Pre-Stay Communication and Welcome Messages
Pre-stay communication is being utilized to a greater extent to warn guests about any special circumstances they may encounter during their stays. Once the pandemic subsides, the practice of communicating with guests before, during, and after their stays, is something we can expect will remain. This may take the form of asking guests about their preferences, reason for travel, or simply informing guests about the features and benefits of the hotel. Relationship building between guests and the hotel is more likely to rely on this type of mediated communication.
Immediate Feedback Through Mobile Devices
The gap between the time a guest stays at a hotel and can provide feedback has continued to close. Many hotels now give guests the opportunity to provide real-time feedback through their mobile devices. Hotels want to avoid the occasional bad review by addressing issues on the spot. Real-time guest feedback gives hotels an opportunity to respond to guest concerns as they arise rather than hearing about problems after the fact through either a guest survey or a bad review on social media.
Blending Hi-Tech and Hi-Touch for the Optimal Brand Experience
While none of us expect things to fully revert to the way things were, the pandemic has accelerated the shift toward removing people from the hospitality experience. Given the tech-reliance of the Millennial traveler, the evolving nature of technological advancements in hospitality, and the desire to trim operating costs, it was bound to happen anyway.

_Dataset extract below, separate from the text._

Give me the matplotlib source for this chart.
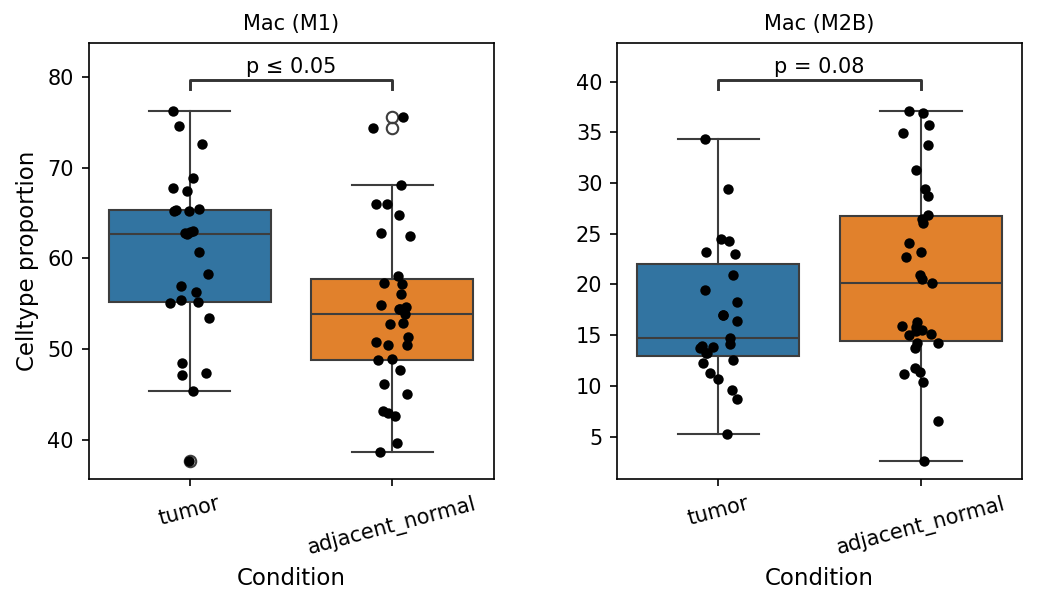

The danger is that people generally do not feel an emotional connection to a physical structure, but rather to the experiences they have and the people who deliver those experiences. If the role of people is going to be significantly reduced, hotels run the risk of losing their personalities. People deliver the brand experience, not buildings or even technology.
The evolving technology is going to require hotel workers to re-define their roles and force brands to use technology to personalize experiences. What remains in question is whether robots can provide the same level of connection, or whether technology-driven concierge services can provide the same strong recommendations that people who have actual experience and familiarity can provide.
At some point, it may be that it is not either/or but rather finding the inflection point where the right blend of people and technology create the optimal guest experience.